Britain provided its Navy, the greatest military force in the world, to the encirclement and destruction of Germany. Its Navy could capture trade and markets that armies could not. Through it Britain secured the maximum gains at the least cost to blood and treasure.

Britain could grab territory around the world while the French and Russians had to defend their frontiers if things went wrong. In the worse case Britain could abandon the continent if it had a smallish military commitment (as it did in 1940). It could fight on with its Navy and conclude a peace if necessary leaving its allies in the lurch.

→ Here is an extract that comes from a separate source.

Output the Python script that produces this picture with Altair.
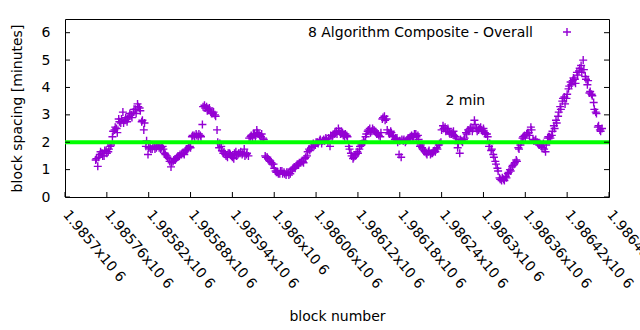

But three things went wrong with this traditional approach: The Germans were more resilient and resourceful than was anticipated; The Liberals (and Redmondites) made the Balance of Power war into a moral crusade to justify their moral collapse; and Asquith appointed Kitchener to the War Office with the result that those who held the Conscriptionist position favouring a large war of attrition controlled the waging of the war. And so the small British Eexpeditionary Force of the Liberal Imperialist war plan became a massive continental commitment of millions of men.